Помогло и донесение радистов о том, что «товарищ Данайтис прибудет в дивизию не ранее, чем послезавтра, так как железнодорожные пути следования со стороны Полтавы уничтожены бомбардировками противника». Я даже удивился, когда Зинченко по кивку Сергея Саввича прочитал это вслух. А потом перестал удивляться, вспомнив его талант читать что угодно с совершенно чистого листа.
Помогла Катя, бледная и державшая на перевязи руку, но отвечавшая на вопросы твёрдо и звонко, как пионер-герой. Версия Бауэра о том, что заваруха началась после того, как ворвались особисты, рассыпалась прахом. Он смотрел на девушку с ненавистью, даже не скрывая этого. Но ещё во взгляде была, кажется, злая ирония. Или самоирония.

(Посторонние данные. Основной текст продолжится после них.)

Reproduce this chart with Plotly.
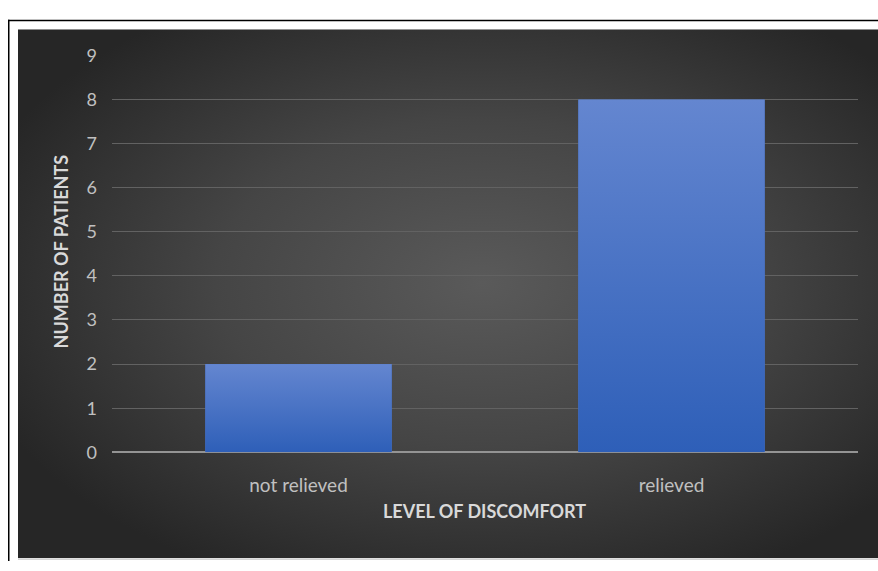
import base64
import plotly.graph_objects as go

# ---- data ----
categories = ["not relieved", "relieved"]
patients = [2, 8]
y_ticks = list(range(0, 10))
x_title = "LEVEL OF DISCOMFORT"
y_title = "NUMBER OF PATIENTS"

W, H = 878, 571
BAR_W = 0.5

def px(x):
    return x / W

def py(y):
    return 1 - y / H

def svg_uri(svg):
    return "data:image/svg+xml;base64," + base64.b64encode(svg.encode()).decode()

# radial-gradient background for the dark chart area (decoration)
bg_src = svg_uri('''<svg xmlns="http://www.w3.org/2000/svg" width="860" height="550" viewBox="0 0 860 550" preserveAspectRatio="none">
<defs><radialGradient id="g" cx="0.54" cy="0.48" r="0.62" gradientUnits="objectBoundingBox">
<stop offset="0" stop-color="#5a5a5a"/><stop offset="0.5" stop-color="#454545"/><stop offset="1" stop-color="#262626"/>
</radialGradient></defs>
<rect width="860" height="550" fill="url(#g)"/></svg>''')

# vertical gradient used as the fill of each bar
bar_src = svg_uri('''<svg xmlns="http://www.w3.org/2000/svg" width="100" height="100" viewBox="0 0 100 100" preserveAspectRatio="none">
<defs><linearGradient id="b" x1="0" y1="0" x2="0" y2="1">
<stop offset="0" stop-color="#6486d0"/><stop offset="1" stop-color="#2e5fb8"/>
</linearGradient></defs>
<rect width="100" height="100" fill="url(#b)"/></svg>''')

positions = list(range(len(categories)))

fig = go.Figure()
fig.add_trace(go.Bar(
    x=positions, y=patients,
    marker=dict(color="#4873c8", line=dict(width=0)),
    width=BAR_W,
    customdata=categories,
    hovertemplate="%{customdata}: %{y}<extra></extra>",
))

font = "Lato, 'Open Sans', sans-serif"

images = [dict(
    source=bg_src, xref="paper", yref="paper",
    x=px(18), y=py(18), sizex=px(W - 18), sizey=(568 - 18) / H,
    xanchor="left", yanchor="top", sizing="stretch", layer="below",
)]
for pos, val in zip(positions, patients):
    images.append(dict(
        source=bar_src, xref="x", yref="y",
        x=pos - BAR_W / 2, y=val, sizex=BAR_W, sizey=val,
        xanchor="left", yanchor="top", sizing="stretch", layer="above",
    ))

fig.update_layout(
    width=W, height=H,
    margin=dict(l=0, r=0, t=0, b=0),
    paper_bgcolor="white",
    plot_bgcolor="rgba(0,0,0,0)",
    showlegend=False,
    xaxis=dict(
        domain=[px(112), px(858)],
        range=[-0.5, len(categories) - 0.5],
        tickvals=positions, ticktext=categories,
        showgrid=False, zeroline=False,
        showline=False,
        ticks="", ticklabelstandoff=20,
        tickfont=dict(family=font, size=19, color="#c0c0c0"),
    ),
    yaxis=dict(
        domain=[py(458), py(45)],
        range=[0, 9], tickvals=y_ticks,
        showgrid=True, gridcolor="#626262", gridwidth=1,
        zeroline=True, zerolinecolor="#949494", zerolinewidth=1.5,
        showline=False, ticks="", ticklabelstandoff=14,
        tickfont=dict(family=font, size=18, color="#c0c0c0"),
    ),
    images=images,
    shapes=[
        dict(type="line", xref="paper", yref="paper", x0=px(8), x1=1, y0=py(8.75), y1=py(8.75),
             line=dict(color="black", width=1.5)),
        dict(type="line", xref="paper", yref="paper", x0=px(8.75), x1=px(8.75), y0=0, y1=py(8),
             line=dict(color="black", width=1.5)),
        dict(type="line", xref="paper", yref="paper", x0=px(18), x1=1, y0=py(569), y1=py(569),
             line=dict(color="#b5b5b5", width=1)),
    ],
    annotations=[
        dict(text=f"<b>{x_title}</b>", xref="paper", yref="paper", x=px(485), y=py(519),
             showarrow=False, font=dict(family=font, size=18, color="#d9d9d9"),
             xanchor="center", yanchor="middle"),
        dict(text=f"<b>{y_title}</b>", xref="paper", yref="paper", x=px(61), y=py(249),
             showarrow=False, textangle=-90, font=dict(family=font, size=18, color="#d9d9d9"),
             xanchor="center", yanchor="middle"),
    ],
)

fig.write_html("out.html")
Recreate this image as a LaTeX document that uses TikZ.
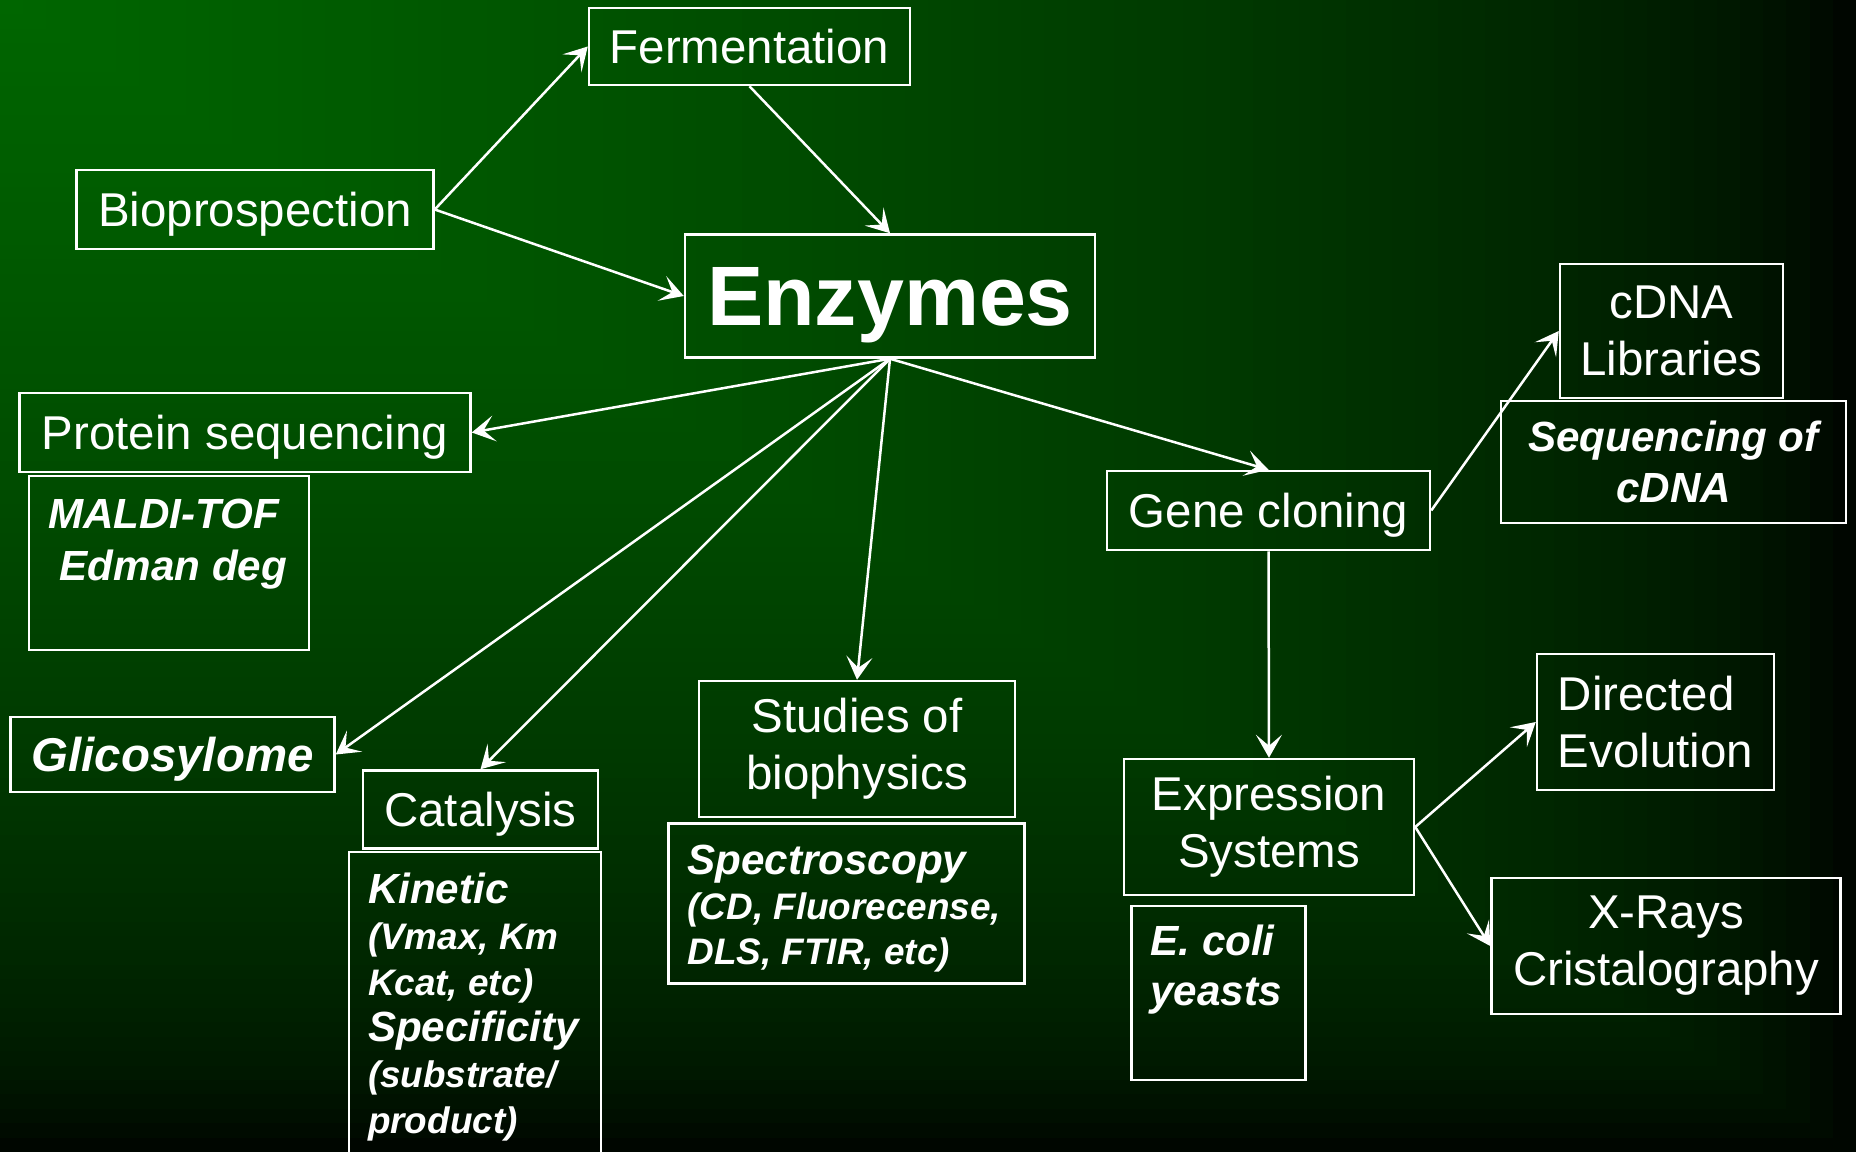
\documentclass[tikz,border=0pt]{standalone}
\usepackage{fontspec}
\setmainfont{Liberation Sans}
\usetikzlibrary{arrows.meta}
\definecolor{bggreen}{RGB}{0,102,0}
\newcommand{\notetext}[4]{\parbox[c][#2][t]{#1}{\raggedright\rule{0pt}{#3}#4}}

\begin{document}
\begin{tikzpicture}[
		box/.style={rectangle, draw=white, line width=0.25mm, text=white, inner sep=0pt, align=center, font={\fontsize{13.5pt}{5.7mm}\selectfont}},
		oneline/.style={text depth=0pt},
		note/.style={rectangle, draw=white, line width=0.25mm, text=white, inner xsep=1.9mm, inner ysep=0pt, font={\bfseries\itshape\fontsize{12pt}{5.2mm}\selectfont}},
		arrow/.style={white, line width=0.25mm, -{Stealth[length=2.3mm,width=2.6mm,inset=1.1mm]}}
	]
		\useasboundingbox (0,0) rectangle (18.56,-11.52);
		\foreach \i in {80,...,1} {
			\pgfmathsetmacro{\shadepct}{100*(1-(\i-0.5)/80)^0.55}
			\fill[bggreen!\shadepct!black] (0,0) rectangle ({18.56*\i/80},{-11.52*\i/80});
		}

		\node[box, oneline, minimum width=32.1mm, minimum height=7.7mm] (ferm) at (7.495, -0.465) {Fermentation};
		\node[box, oneline, minimum width=35.7mm, minimum height=7.9mm] (bio) at (2.55, -2.095) {Bioprospection};
		\node[box, oneline, minimum width=41mm, minimum height=12.3mm, font={\fontsize{24pt}{28pt}\selectfont\bfseries}] (enz) at (8.90, -2.96) {Enzymes};
		\node[box, oneline, minimum width=45.1mm, minimum height=7.9mm] (prot) at (2.45, -4.325) {Protein sequencing};
		\node[note] (maldi) at (1.69, -5.63) {\notetext{24.2mm}{17.4mm}{5.2mm}{MALDI-TOF\\\hspace*{0.28em}Edman deg}};
		\node[box, oneline, minimum width=32.4mm, minimum height=7.5mm, font={\fontsize{13.5pt}{16pt}\selectfont\bfseries\itshape}] (glyco) at (1.725, -7.545) {Glicosylome};
		\node[box, oneline, minimum width=23.5mm, minimum height=7.8mm] (cata) at (4.805, -8.095) {Catalysis};
		\node[note, font={\bfseries\itshape\fontsize{12pt}{4.6mm}\selectfont}] (kin) at (4.75, -10.085) {\notetext{21.4mm}{31.3mm}{5.1mm}{Kinetic\\{\fontsize{10.5pt}{4.6mm}\selectfont (Vmax, Km\\Kcat, etc)}\\Specificity\\{\fontsize{10.5pt}{4.6mm}\selectfont (substrate/\\product)}}};
		\node[box, minimum width=31.6mm, minimum height=13.6mm] (stud) at (8.57, -7.49) {Studies of\\biophysics};
		\node[note, font={\bfseries\itshape\fontsize{12pt}{4.5mm}\selectfont}] (spec) at (8.465, -9.035) {\notetext{31.8mm}{16.0mm}{5.1mm}{Spectroscopy\\{\fontsize{10.5pt}{4.5mm}\selectfont (CD, Fluorecense,\\DLS, FTIR, etc)}}};
		\node[box, oneline, minimum width=32.3mm, minimum height=7.9mm] (gene) at (12.685, -5.105) {Gene cloning};
		\node[box, minimum width=22.3mm, minimum height=13.4mm] (cdna) at (16.715, -3.31) {cDNA\\Libraries};
		\node[box, minimum width=34.5mm, minimum height=12.2mm, font={\fontsize{12pt}{5.15mm}\selectfont\bfseries\itshape}] (seq) at (16.735, -4.62) {Sequencing of\\cDNA};
		\node[box, minimum width=29mm, minimum height=13.6mm] (expr) at (12.69, -8.27) {Expression\\Systems};
		\node[note, font={\bfseries\itshape\fontsize{12pt}{5.0mm}\selectfont}] (ecoli) at (12.185, -9.93) {\notetext{13.6mm}{17.4mm}{4.9mm}{E. coli\\yeasts}};
		\node[box, align=left, minimum width=23.7mm, minimum height=13.6mm] (dir) at (16.555, -7.22) {Directed\\Evolution};
		\node[box, minimum width=34.9mm, minimum height=13.6mm] (xray) at (16.66, -9.46) {X-Rays\\Cristalography};

		\draw[arrow] (bio.east) -- (ferm.west);
		\draw[arrow] (bio.east) -- (enz.west);
		\draw[arrow] (ferm.south) -- (enz.north);
		\draw[arrow] (enz.south) -- (prot.east);
		\draw[arrow] (enz.south) -- (glyco.east);
		\draw[arrow] (enz.south) -- (cata.north);
		\draw[arrow] (enz.south) -- (stud.north);
		\draw[arrow] (enz.south) -- (gene.north);
		\draw[arrow] (gene.east) -- (cdna.west);
		\draw[arrow] (gene.south) -- (expr.north);
		\draw[arrow] (expr.east) -- (dir.west);
		\draw[arrow] (expr.east) -- (xray.west);
	\end{tikzpicture}
\end{document}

Его тоже можно было понять: нелегала, диверсанта, специалиста высочайшего уровня, ударила тазом по башке какая-то девчонка, которая после этого даже выжила, а захватил в плен живым вчерашний студент-недоучка.
А точку, или, вернее, многоточие, как случалось в таких делах, в допросе поставила военфельдшер Оксана Павловна Смирнова. Которая в Финскую своими глазами видела и говорила с настоящим Владиславом Осиповичем Данайтисом в госпитале. И подтвердила со всей коммунистической прямотой, не забыв про мать и угол, то, что «эта падла — не Данайтис!». Как так вышло, что «приехавшего из Ленинграда прославленного профессора» она увидела в первый раз только на допросе, понять было невозможно. Хотя, если вдуматься, то объяснялось всё вполне прозаично. В медсанбате, штат которого война сократила на треть, было очень много работы для каждого, и те, кто не был охотником слушать сплетни и слухи, чаще всего дежурили сутками у постелей раненых. И им не было дела до того, кто и откуда приехал в дивизию: приехал — и ладно, глядишь, «тяжёлых» поставит на ноги, живых будет больше. Оксана, как и я сам, была не из тех, кто бросил бы пост, чтобы мелькнуть на глазах у заезжего светила и, если повезёт, перекинуться парой слов, вспомнить прошлое и общих знакомых. Словом, кроме как чудом и невозможным стечением обстоятельств объяснить пленение ядовитой гадины снова было нечем. Он, конечно, не рассказал практически ничего, поо крайней мере при мне. Но сам факт его появления в дивизии, да в связке со сведениями из карт гауптштурмфюрера, открывал военной контрразведке гораздо больше, чем обычным врачам и сёстрам медсанбата.
Одинаковым было для всех одно: много работы и много опасностей в каждом следующем дне.